The Hollyridge Strings was a studio orchestra with a group of largely interchangeable studio musicians that specialized in easy-listening music and recorded for the Capitol Records label in the 1960s and 1970s.

The project was masterminded by music industry veteran Stu Phillips, a composer and producer who previously headlined his own series of Capitol easy listening records including Organ and Strings in Stereo before leaving the label in 1960 to become head of A&R for Colpix Records, where he produced a series of pop smashes including the Marcels' "Blue Moon," Shelley Fabares' "Johnny Angel," Paul Petersen's "My Dad," and James Darren's "Goodbye, Cruel World."

 

In 1964 he returned to Capitol, where his familiarity and dexterity with the rock idiom made him the logical choice to cash in on Beatlemania with a record targeted at a more mature audience; the first Hollyridge Strings record, The Beatles Song Book, was a Top Ten hit, and resulted in similarly  collections of hits by Elvis Presley, the Beach Boys, the Four Seasons, and Simon & Garfunkel.

 

During the week of July 4, 1964, the group's cover version of The Beatles's song "All My Loving" spent a single week on the Billboard Hot 100 chart at position #93.

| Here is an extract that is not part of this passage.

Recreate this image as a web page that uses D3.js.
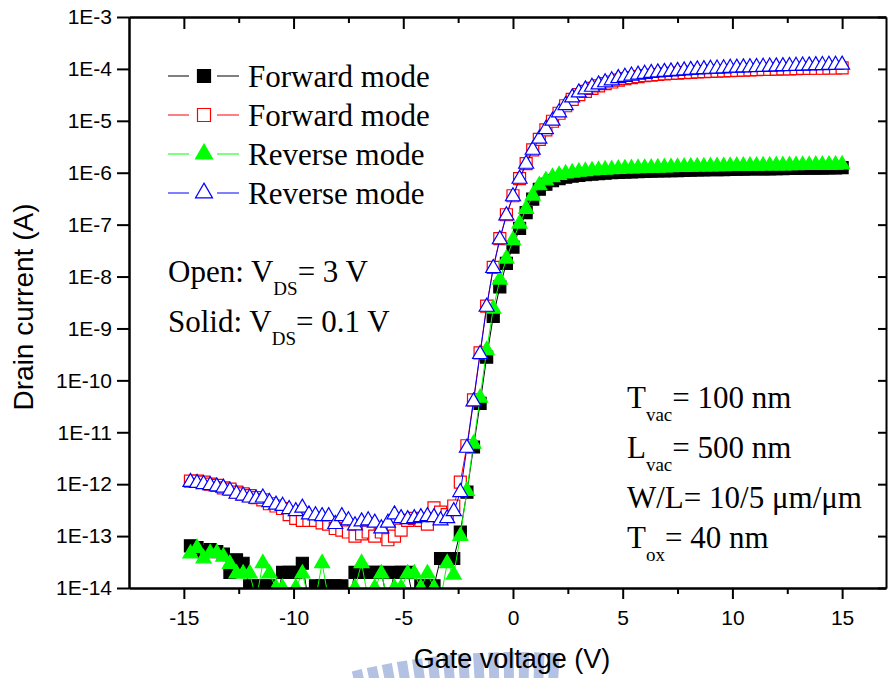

At one point in time, no fewer than three different Hollyridge Strings LPs hovered in the Billboard Top 20, and their success spurred copycat projects from labels including Vee-Jay (the Castaway Strings), Liberty (the Sunset Strings), and MGM (the Fantabulous Strings). During his Capitol stint Phillips also headlined his own Feels Like Lovin', a minor classic of '60s soft pop that added vocals to the signature Hollyridge Strings sound.

 

Stu Phillips, Mort Garson, and Perry Botkin, Jr. were among those who produced, arranged, and conducted the group's recordings.